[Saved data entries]
□ □ □ □
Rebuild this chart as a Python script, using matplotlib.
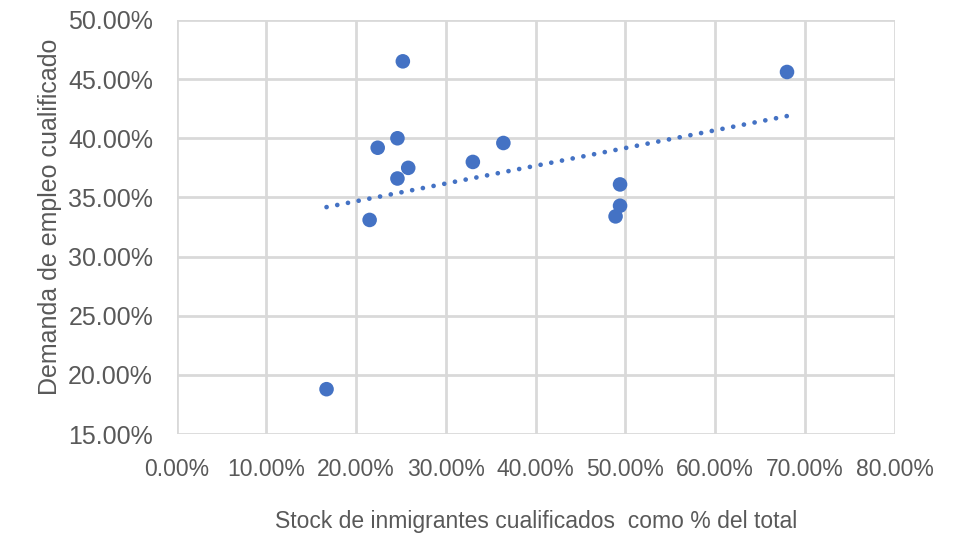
import matplotlib
matplotlib.use('Agg')
import matplotlib.pyplot as plt
import numpy as np
from matplotlib.ticker import PercentFormatter

# Data (percent)
stock_cualificados = [16.7, 21.5, 22.4, 24.6, 24.6, 25.2, 25.8, 33.0, 36.4, 48.9, 49.4, 49.4, 68.0]
demanda_empleo = [18.8, 33.1, 39.2, 40.0, 36.6, 46.5, 37.5, 38.0, 39.6, 33.4, 34.3, 36.1, 45.6]

x_ticks = np.arange(0, 81, 10)
y_ticks = np.arange(15, 51, 5)

blue = '#4472C4'
grid_col = '#D9D9D9'
text_col = '#595959'

fig = plt.figure(figsize=(9.6, 5.38), dpi=100)
ax = fig.add_axes([0.184, 0.193, 0.748, 0.770])

x = np.array(stock_cualificados)
y = np.array(demanda_empleo)

# Linear trendline
slope, intercept = np.polyfit(x, y, 1)
xt = np.array([x.min(), x.max()])
ax.plot(xt, slope * xt + intercept, color=blue, lw=3.4,
        linestyle=(0, (0.01, 2.3)), dash_capstyle='round', zorder=2)

ax.scatter(x, y, s=110, color=blue, edgecolors='none', zorder=3)

ax.set_xlim(0, 80)
ax.set_ylim(15, 50)
ax.set_xticks(x_ticks)
ax.set_yticks(y_ticks)
ax.xaxis.set_major_formatter(PercentFormatter(decimals=2))
ax.yaxis.set_major_formatter(PercentFormatter(decimals=2))

ax.grid(True, color=grid_col, lw=2)
ax.set_axisbelow(True)
for side in ax.spines:
    ax.spines[side].set_visible(False)
ax.tick_params(axis='y', length=0, pad=17)
ax.tick_params(axis='x', length=0, pad=17)

for lbl in ax.get_yticklabels():
    lbl.set_fontfamily('Liberation Sans')
    lbl.set_fontsize(18)
    lbl.set_color(text_col)
for lbl in ax.get_xticklabels():
    lbl.set_fontfamily('Liberation Sans')
    lbl.set_fontsize(16.5)
    lbl.set_color(text_col)

ax.set_ylabel('Demanda de empleo cualificado', fontsize=18, color=text_col,
              family='Liberation Sans', labelpad=4, y=0.525)
ax.set_xlabel('Stock de inmigrantes cualificados  como % del total', fontsize=16.5,
              color=text_col, family='Liberation Sans', labelpad=21)

fig.savefig('out.png', dpi=100)
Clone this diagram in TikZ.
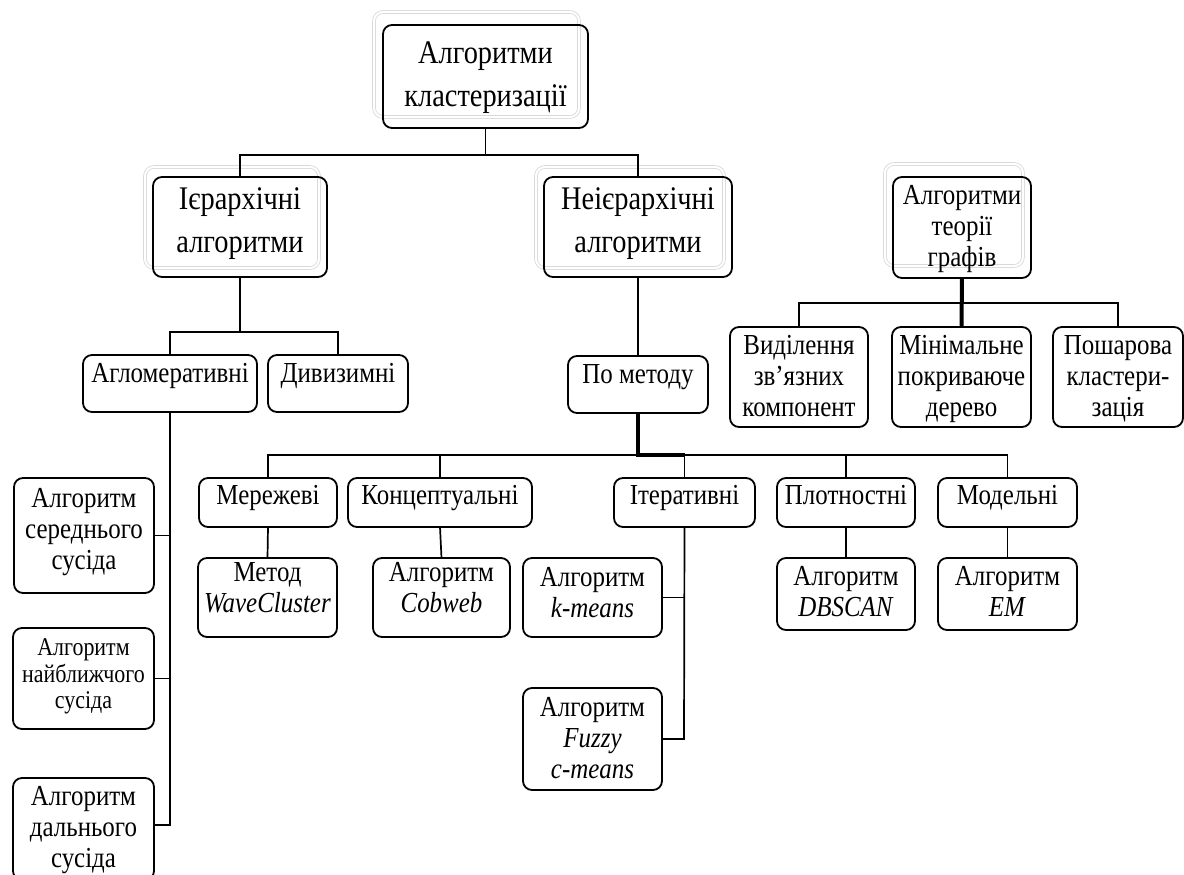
□ □ □ □
Challenge: Return only the lines running from the start of the entries above to the line that contains "y = np.array(demanda_empleo)", inclusive, and omit every picture.

Written solution:
Rebuild this chart as a Python script, using matplotlib.
import matplotlib
matplotlib.use('Agg')
import matplotlib.pyplot as plt
import numpy as np
from matplotlib.ticker import PercentFormatter

# Data (percent)
stock_cualificados = [16.7, 21.5, 22.4, 24.6, 24.6, 25.2, 25.8, 33.0, 36.4, 48.9, 49.4, 49.4, 68.0]
demanda_empleo = [18.8, 33.1, 39.2, 40.0, 36.6, 46.5, 37.5, 38.0, 39.6, 33.4, 34.3, 36.1, 45.6]

x_ticks = np.arange(0, 81, 10)
y_ticks = np.arange(15, 51, 5)

blue = '#4472C4'
grid_col = '#D9D9D9'
text_col = '#595959'

fig = plt.figure(figsize=(9.6, 5.38), dpi=100)
ax = fig.add_axes([0.184, 0.193, 0.748, 0.770])

x = np.array(stock_cualificados)
y = np.array(demanda_empleo)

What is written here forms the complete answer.